When when fresh elections were held in 2001, Chaudhry’s FLP was defeated by Laisenia Qarase’s Soqosoqo Duavata ni Lewenivanua.
In the 2006 general election, Chaudhry’s FLP formed an electoral alliance with the Party of National Unity and the United Peoples Party but was still unable to unseat the Qarase Government.
However, after some legal maneuvering, Qarase was forced to form a coalition government, which Chaudhry and the FLP were invited to join.
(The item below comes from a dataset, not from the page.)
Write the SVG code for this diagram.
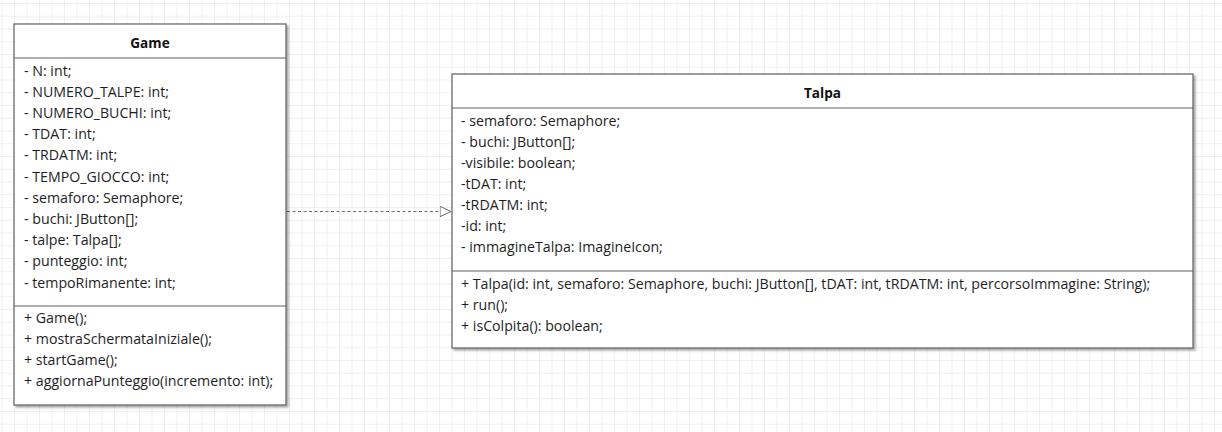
<svg xmlns="http://www.w3.org/2000/svg" width="1222" height="432" viewBox="0 0 1222 432">
  <style>
    .box { fill: #ffffff; stroke: #5f5f5f; stroke-width: 1.2; }
    .sep { stroke: #5f5f5f; stroke-width: 1.2; }
    .t { font-family: "Open Sans", "Noto Sans", "Liberation Sans", sans-serif; font-size: 14.2px; fill: #1e1e1e; }
    .title { font-family: "Open Sans", "Noto Sans", "Liberation Sans", sans-serif; font-size: 13.6px; font-weight: bold; fill: #111; text-anchor: middle; }
    .dep { stroke: #6a6a6a; stroke-width: 1; fill: none; stroke-dasharray: 3 2.5; }
  </style>
  <defs>
    <pattern id="grid" x="1.5" y="3" width="12.5" height="12.75" patternUnits="userSpaceOnUse">
      <path d="M 0 0 H 12.5 M 0 0 V 12.75" fill="none" stroke="#e2e2e2" stroke-width="1"/>
    </pattern>
    <filter id="shadow" x="-5%" y="-5%" width="115%" height="115%">
      <feDropShadow dx="2" dy="2" stdDeviation="1.2" flood-color="#000" flood-opacity="0.35"/>
    </filter>
    <marker id="hollow" viewBox="0 0 12 12" refX="12" refY="6" markerWidth="12" markerHeight="12" markerUnits="userSpaceOnUse" orient="auto">
      <path d="M 0.5 0.8 L 11.5 6 L 0.5 11.2 Z" fill="#ffffff" stroke="#6a6a6a" stroke-width="1"/>
    </marker>
  </defs>
  <rect x="0" y="0" width="1222" height="432" fill="#ffffff"/>
  <rect x="0" y="0" width="1222" height="432" fill="url(#grid)"/>

  <g id="connectors">
    <path class="dep" d="M 287 211.5 H 451.5" marker-end="url(#hollow)"/>
  </g>

  <g id="game">
    <rect class="box" x="14" y="24" width="272" height="381" filter="url(#shadow)"/>
    <line class="sep" x1="14" y1="58" x2="286" y2="58"/>
    <line class="sep" x1="14" y1="306" x2="286" y2="306"/>
    <text class="title" x="150" y="47.5">Game</text>
    <text class="t" x="24" y="75.5">- N: int;</text>
    <text class="t" x="24" y="96.7">- NUMERO_TALPE: int;</text>
    <text class="t" x="24" y="117.9">- NUMERO_BUCHI: int;</text>
    <text class="t" x="24" y="139.1">- TDAT: int;</text>
    <text class="t" x="24" y="160.3">- TRDATM: int;</text>
    <text class="t" x="24" y="181.5">- TEMPO_GIOCCO: int;</text>
    <text class="t" x="24" y="202.7">- semaforo: Semaphore;</text>
    <text class="t" x="24" y="223.9">- buchi: JButton[];</text>
    <text class="t" x="24" y="245.1">- talpe: Talpa[];</text>
    <text class="t" x="24" y="266.3">- punteggio: int;</text>
    <text class="t" x="24" y="287.5">- tempoRimanente: int;</text>
    <text class="t" x="24" y="322.5">+ Game();</text>
    <text class="t" x="24" y="343.8">+ mostraSchermataIniziale();</text>
    <text class="t" x="24" y="365.1">+ startGame();</text>
    <text class="t" x="24" y="386.4">+ aggiornaPunteggio(incremento: int);</text>
  </g>

  <g id="talpa">
    <rect class="box" x="452" y="74" width="741" height="274" filter="url(#shadow)"/>
    <line class="sep" x1="452" y1="108" x2="1193" y2="108"/>
    <line class="sep" x1="452" y1="271" x2="1193" y2="271"/>
    <text class="title" x="822.5" y="97.5">Talpa</text>
    <text class="t" x="461" y="125.5">- semaforo: Semaphore;</text>
    <text class="t" x="461" y="146.5">- buchi: JButton[];</text>
    <text class="t" x="461" y="167.5">-visibile: boolean;</text>
    <text class="t" x="461" y="188.5">-tDAT: int;</text>
    <text class="t" x="461" y="209.5">-tRDATM: int;</text>
    <text class="t" x="461" y="230.5">-id: int;</text>
    <text class="t" x="461" y="251.5">- immagineTalpa: ImagineIcon;</text>
    <text class="t" x="461" y="288.5">+ Talpa(id: int, semaforo: Semaphore, buchi: JButton[], tDAT: int, tRDATM: int, percorsoImmagine: String);</text>
    <text class="t" x="461" y="309.5">+ run();</text>
    <text class="t" x="461" y="330.5">+ isColpita(): boolean;</text>
  </g>
</svg>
Chaudhry’s decision to join the multi-party cabinet (although Chaudhry himself did not take a post), caused considerable friction in the FLP.
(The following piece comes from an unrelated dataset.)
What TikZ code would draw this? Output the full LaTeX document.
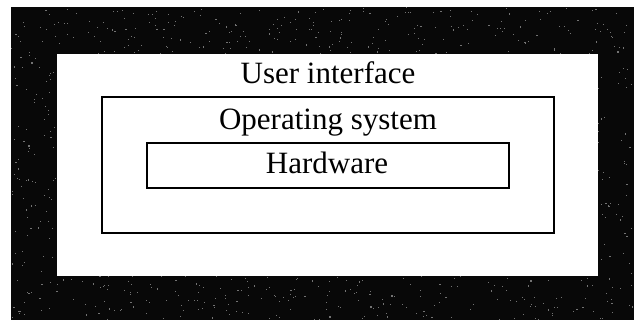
\documentclass[tikz,border=0pt]{standalone}
\usepackage{fontspec}
\setmainfont{Liberation Serif}
\definecolor{framedark}{gray}{0.03}
\definecolor{speck}{gray}{0.45}
\begin{document}
\begin{tikzpicture}[x=1pt,y=-1pt,
  caption/.style={font=\fontsize{31}{37}\selectfont, inner sep=0pt, anchor=base},
  layerbox/.style={draw=black, line width=1.6pt, inner sep=0pt, fill=white}]
\useasboundingbox (0,0) rectangle (634,320);
\fill[white] (0,0) rectangle (634,320);
% dark surround with a sparse grain of grey dots
\fill[framedark] (11,7) rectangle (634,320);
\pgfmathsetseed{7}
\foreach \k in {1,...,1600}{
  \pgfmathsetmacro\px{11+622*rnd}
  \pgfmathsetmacro\py{7+312*rnd}
  \fill[speck] (\px,\py) rectangle ++(1.1,1.1);
}
% outer layer: user interface
\node[fill=white, inner sep=0pt, minimum width=541pt, minimum height=222pt] (ui) at (327.5,165) {};
% middle layer: operating system
\node[layerbox, minimum width=452pt, minimum height=136pt] (os) at (328,165) {};
% inner layer: hardware
\node[layerbox, line width=1.9pt, minimum width=362pt, minimum height=45pt] (hw) at (328,165.5) {};
\node[caption] (uitext) at (328,84) {User interface};
\node[caption] (ostext) at (328,130) {Operating system};
\node[caption] (hwtext) at (327,174) {Hardware};
\end{tikzpicture}
\end{document}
In October 2006, Chaudhry, at the invitation of the Communist Party of China, led a delegation of senior FLP members to Beijing.
Liu Qi, secretary of the Beijing Municipal Committee of the Communist Party of China ,met with Mahendra Pal Chaudhry, leader of the opposition party and former prime minister of Fiji, and his Labor Party delegation here Tuesday.
Liu, also a member of the Political Bureau of the CPC Central Committee, expressed his appreciation for Fiji’s adherence to one-China policy.
The CPC attaches close importance to the relations with the Fijian Labour Party and hopes to strengthen dialogues and exchanges between the two parties, he said.
Chaudhry said the Fijian Labour Party will continue to adhere to one-China policy.
Interestingly, the Qarase government had got offside with Beijing in 2005;
According to blog China Matters
However, China had its problems with the Qarase government, which afforded Taiwan’s Chen Shuibian the opportunity to pay an unofficial visit spring 2005 that included a friendly greeting at the airport, meetings with the Fijian Vice President and other bigwigs, and apparently, an unannounced meeting with Qarase.
Although Bainimarama visited China at the PLA’s invitation, and there is no love lost between Beijing and Qarase after the Chen Shui-bian stunt, …
Within three months, the Qarase government had been ousted by the pro-Chaudhry, commodore Bainimarama.
It will be interesting to see where Mahendra Chaudhry and Bainimarama next lead Fiji.